(begin)

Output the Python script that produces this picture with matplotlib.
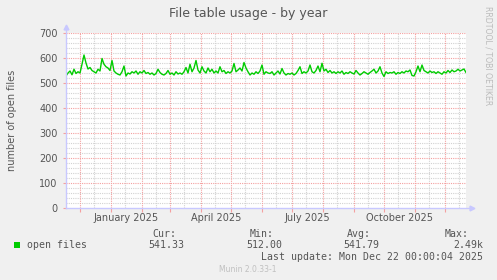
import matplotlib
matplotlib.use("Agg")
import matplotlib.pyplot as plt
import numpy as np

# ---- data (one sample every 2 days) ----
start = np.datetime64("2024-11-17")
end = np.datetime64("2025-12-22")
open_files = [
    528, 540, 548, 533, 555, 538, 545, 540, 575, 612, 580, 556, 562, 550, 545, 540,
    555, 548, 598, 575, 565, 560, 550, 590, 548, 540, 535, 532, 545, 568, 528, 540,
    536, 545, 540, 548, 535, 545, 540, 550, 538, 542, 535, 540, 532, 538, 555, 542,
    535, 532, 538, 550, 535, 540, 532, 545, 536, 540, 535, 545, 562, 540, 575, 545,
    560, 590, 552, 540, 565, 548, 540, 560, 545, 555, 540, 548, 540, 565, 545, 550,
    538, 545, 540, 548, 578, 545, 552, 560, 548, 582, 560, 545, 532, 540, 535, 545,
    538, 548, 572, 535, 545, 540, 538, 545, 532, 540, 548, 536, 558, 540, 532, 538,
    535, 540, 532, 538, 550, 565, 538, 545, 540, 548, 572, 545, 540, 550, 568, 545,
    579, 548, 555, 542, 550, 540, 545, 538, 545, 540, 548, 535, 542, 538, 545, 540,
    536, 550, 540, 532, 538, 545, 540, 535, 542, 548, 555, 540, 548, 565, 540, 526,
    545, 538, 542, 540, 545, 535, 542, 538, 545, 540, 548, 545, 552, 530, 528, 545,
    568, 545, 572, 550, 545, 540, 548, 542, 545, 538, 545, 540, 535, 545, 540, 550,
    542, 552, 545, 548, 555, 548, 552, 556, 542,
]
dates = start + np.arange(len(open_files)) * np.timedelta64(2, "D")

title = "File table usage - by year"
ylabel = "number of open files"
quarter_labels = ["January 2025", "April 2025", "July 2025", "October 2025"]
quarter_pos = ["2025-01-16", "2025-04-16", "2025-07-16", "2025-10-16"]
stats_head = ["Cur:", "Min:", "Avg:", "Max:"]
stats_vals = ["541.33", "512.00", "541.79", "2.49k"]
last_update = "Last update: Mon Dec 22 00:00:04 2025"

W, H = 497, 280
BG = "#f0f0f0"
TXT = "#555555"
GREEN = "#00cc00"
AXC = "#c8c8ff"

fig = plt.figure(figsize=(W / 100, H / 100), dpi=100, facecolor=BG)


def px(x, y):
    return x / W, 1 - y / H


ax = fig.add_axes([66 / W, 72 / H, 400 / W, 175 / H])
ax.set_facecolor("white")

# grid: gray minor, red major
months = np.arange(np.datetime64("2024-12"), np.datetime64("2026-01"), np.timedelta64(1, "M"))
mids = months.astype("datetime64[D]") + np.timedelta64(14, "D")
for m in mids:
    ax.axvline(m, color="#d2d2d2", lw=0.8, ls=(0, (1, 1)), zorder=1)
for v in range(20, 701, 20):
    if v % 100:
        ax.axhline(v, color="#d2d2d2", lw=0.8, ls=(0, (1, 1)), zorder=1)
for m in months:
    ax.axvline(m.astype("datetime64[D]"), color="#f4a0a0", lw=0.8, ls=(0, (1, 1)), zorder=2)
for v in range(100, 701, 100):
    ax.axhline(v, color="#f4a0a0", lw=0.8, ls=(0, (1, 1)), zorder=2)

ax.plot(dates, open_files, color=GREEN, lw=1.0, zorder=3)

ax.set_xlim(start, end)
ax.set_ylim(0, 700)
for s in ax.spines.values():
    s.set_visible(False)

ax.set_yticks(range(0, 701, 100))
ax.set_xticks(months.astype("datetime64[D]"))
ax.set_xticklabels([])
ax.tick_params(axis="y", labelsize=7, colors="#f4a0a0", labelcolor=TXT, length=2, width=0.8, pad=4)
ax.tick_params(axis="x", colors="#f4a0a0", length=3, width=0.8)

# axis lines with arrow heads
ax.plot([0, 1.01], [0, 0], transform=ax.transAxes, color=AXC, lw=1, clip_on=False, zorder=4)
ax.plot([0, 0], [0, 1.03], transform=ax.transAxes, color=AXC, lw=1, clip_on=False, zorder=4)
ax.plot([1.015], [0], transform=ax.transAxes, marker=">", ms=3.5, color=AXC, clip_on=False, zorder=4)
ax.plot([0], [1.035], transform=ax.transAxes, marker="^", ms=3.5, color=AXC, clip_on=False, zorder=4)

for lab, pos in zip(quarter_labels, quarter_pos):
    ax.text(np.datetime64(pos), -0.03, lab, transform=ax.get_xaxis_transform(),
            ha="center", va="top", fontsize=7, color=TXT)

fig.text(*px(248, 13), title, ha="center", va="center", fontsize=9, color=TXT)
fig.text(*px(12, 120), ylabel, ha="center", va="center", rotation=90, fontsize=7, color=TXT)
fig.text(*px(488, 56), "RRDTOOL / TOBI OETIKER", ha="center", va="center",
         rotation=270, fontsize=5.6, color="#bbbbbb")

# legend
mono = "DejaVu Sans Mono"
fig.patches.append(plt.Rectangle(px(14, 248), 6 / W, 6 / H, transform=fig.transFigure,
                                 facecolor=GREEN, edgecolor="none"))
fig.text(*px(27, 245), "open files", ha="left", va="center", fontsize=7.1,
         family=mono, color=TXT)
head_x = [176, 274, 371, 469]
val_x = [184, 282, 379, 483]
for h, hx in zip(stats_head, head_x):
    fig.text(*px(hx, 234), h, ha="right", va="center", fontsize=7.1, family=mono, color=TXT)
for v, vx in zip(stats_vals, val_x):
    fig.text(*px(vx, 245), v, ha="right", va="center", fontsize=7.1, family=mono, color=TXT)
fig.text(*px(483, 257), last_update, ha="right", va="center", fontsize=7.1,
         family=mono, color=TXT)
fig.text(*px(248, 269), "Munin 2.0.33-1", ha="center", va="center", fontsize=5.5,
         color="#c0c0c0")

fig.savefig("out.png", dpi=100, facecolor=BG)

(end)

*What to work on*
Output an exact copy of the material, with the pictures removed.

*Response to this task*
Output the Python script that produces this picture with matplotlib.
import matplotlib
matplotlib.use("Agg")
import matplotlib.pyplot as plt
import numpy as np

# ---- data (one sample every 2 days) ----
start = np.datetime64("2024-11-17")
end = np.datetime64("2025-12-22")
open_files = [
    528, 540, 548, 533, 555, 538, 545, 540, 575, 612, 580, 556, 562, 550, 545, 540,
    555, 548, 598, 575, 565, 560, 550, 590, 548, 540, 535, 532, 545, 568, 528, 540,
    536, 545, 540, 548, 535, 545, 540, 550, 538, 542, 535, 540, 532, 538, 555, 542,
    535, 532, 538, 550, 535, 540, 532, 545, 536, 540, 535, 545, 562, 540, 575, 545,
    560, 590, 552, 540, 565, 548, 540, 560, 545, 555, 540, 548, 540, 565, 545, 550,
    538, 545, 540, 548, 578, 545, 552, 560, 548, 582, 560, 545, 532, 540, 535, 545,
    538, 548, 572, 535, 545, 540, 538, 545, 532, 540, 548, 536, 558, 540, 532, 538,
    535, 540, 532, 538, 550, 565, 538, 545, 540, 548, 572, 545, 540, 550, 568, 545,
    579, 548, 555, 542, 550, 540, 545, 538, 545, 540, 548, 535, 542, 538, 545, 540,
    536, 550, 540, 532, 538, 545, 540, 535, 542, 548, 555, 540, 548, 565, 540, 526,
    545, 538, 542, 540, 545, 535, 542, 538, 545, 540, 548, 545, 552, 530, 528, 545,
    568, 545, 572, 550, 545, 540, 548, 542, 545, 538, 545, 540, 535, 545, 540, 550,
    542, 552, 545, 548, 555, 548, 552, 556, 542,
]
dates = start + np.arange(len(open_files)) * np.timedelta64(2, "D")

title = "File table usage - by year"
ylabel = "number of open files"
quarter_labels = ["January 2025", "April 2025", "July 2025", "October 2025"]
quarter_pos = ["2025-01-16", "2025-04-16", "2025-07-16", "2025-10-16"]
stats_head = ["Cur:", "Min:", "Avg:", "Max:"]
stats_vals = ["541.33", "512.00", "541.79", "2.49k"]
last_update = "Last update: Mon Dec 22 00:00:04 2025"

W, H = 497, 280
BG = "#f0f0f0"
TXT = "#555555"
GREEN = "#00cc00"
AXC = "#c8c8ff"

fig = plt.figure(figsize=(W / 100, H / 100), dpi=100, facecolor=BG)


def px(x, y):
    return x / W, 1 - y / H


ax = fig.add_axes([66 / W, 72 / H, 400 / W, 175 / H])
ax.set_facecolor("white")

# grid: gray minor, red major
months = np.arange(np.datetime64("2024-12"), np.datetime64("2026-01"), np.timedelta64(1, "M"))
mids = months.astype("datetime64[D]") + np.timedelta64(14, "D")
for m in mids:
    ax.axvline(m, color="#d2d2d2", lw=0.8, ls=(0, (1, 1)), zorder=1)
for v in range(20, 701, 20):
    if v % 100:
        ax.axhline(v, color="#d2d2d2", lw=0.8, ls=(0, (1, 1)), zorder=1)
for m in months:
    ax.axvline(m.astype("datetime64[D]"), color="#f4a0a0", lw=0.8, ls=(0, (1, 1)), zorder=2)
for v in range(100, 701, 100):
    ax.axhline(v, color="#f4a0a0", lw=0.8, ls=(0, (1, 1)), zorder=2)

ax.plot(dates, open_files, color=GREEN, lw=1.0, zorder=3)

ax.set_xlim(start, end)
ax.set_ylim(0, 700)
for s in ax.spines.values():
    s.set_visible(False)

ax.set_yticks(range(0, 701, 100))
ax.set_xticks(months.astype("datetime64[D]"))
ax.set_xticklabels([])
ax.tick_params(axis="y", labelsize=7, colors="#f4a0a0", labelcolor=TXT, length=2, width=0.8, pad=4)
ax.tick_params(axis="x", colors="#f4a0a0", length=3, width=0.8)

# axis lines with arrow heads
ax.plot([0, 1.01], [0, 0], transform=ax.transAxes, color=AXC, lw=1, clip_on=False, zorder=4)
ax.plot([0, 0], [0, 1.03], transform=ax.transAxes, color=AXC, lw=1, clip_on=False, zorder=4)
ax.plot([1.015], [0], transform=ax.transAxes, marker=">", ms=3.5, color=AXC, clip_on=False, zorder=4)
ax.plot([0], [1.035], transform=ax.transAxes, marker="^", ms=3.5, color=AXC, clip_on=False, zorder=4)

for lab, pos in zip(quarter_labels, quarter_pos):
    ax.text(np.datetime64(pos), -0.03, lab, transform=ax.get_xaxis_transform(),
            ha="center", va="top", fontsize=7, color=TXT)

fig.text(*px(248, 13), title, ha="center", va="center", fontsize=9, color=TXT)
fig.text(*px(12, 120), ylabel, ha="center", va="center", rotation=90, fontsize=7, color=TXT)
fig.text(*px(488, 56), "RRDTOOL / TOBI OETIKER", ha="center", va="center",
         rotation=270, fontsize=5.6, color="#bbbbbb")

# legend
mono = "DejaVu Sans Mono"
fig.patches.append(plt.Rectangle(px(14, 248), 6 / W, 6 / H, transform=fig.transFigure,
                                 facecolor=GREEN, edgecolor="none"))
fig.text(*px(27, 245), "open files", ha="left", va="center", fontsize=7.1,
         family=mono, color=TXT)
head_x = [176, 274, 371, 469]
val_x = [184, 282, 379, 483]
for h, hx in zip(stats_head, head_x):
    fig.text(*px(hx, 234), h, ha="right", va="center", fontsize=7.1, family=mono, color=TXT)
for v, vx in zip(stats_vals, val_x):
    fig.text(*px(vx, 245), v, ha="right", va="center", fontsize=7.1, family=mono, color=TXT)
fig.text(*px(483, 257), last_update, ha="right", va="center", fontsize=7.1,
         family=mono, color=TXT)
fig.text(*px(248, 269), "Munin 2.0.33-1", ha="center", va="center", fontsize=5.5,
         color="#c0c0c0")

fig.savefig("out.png", dpi=100, facecolor=BG)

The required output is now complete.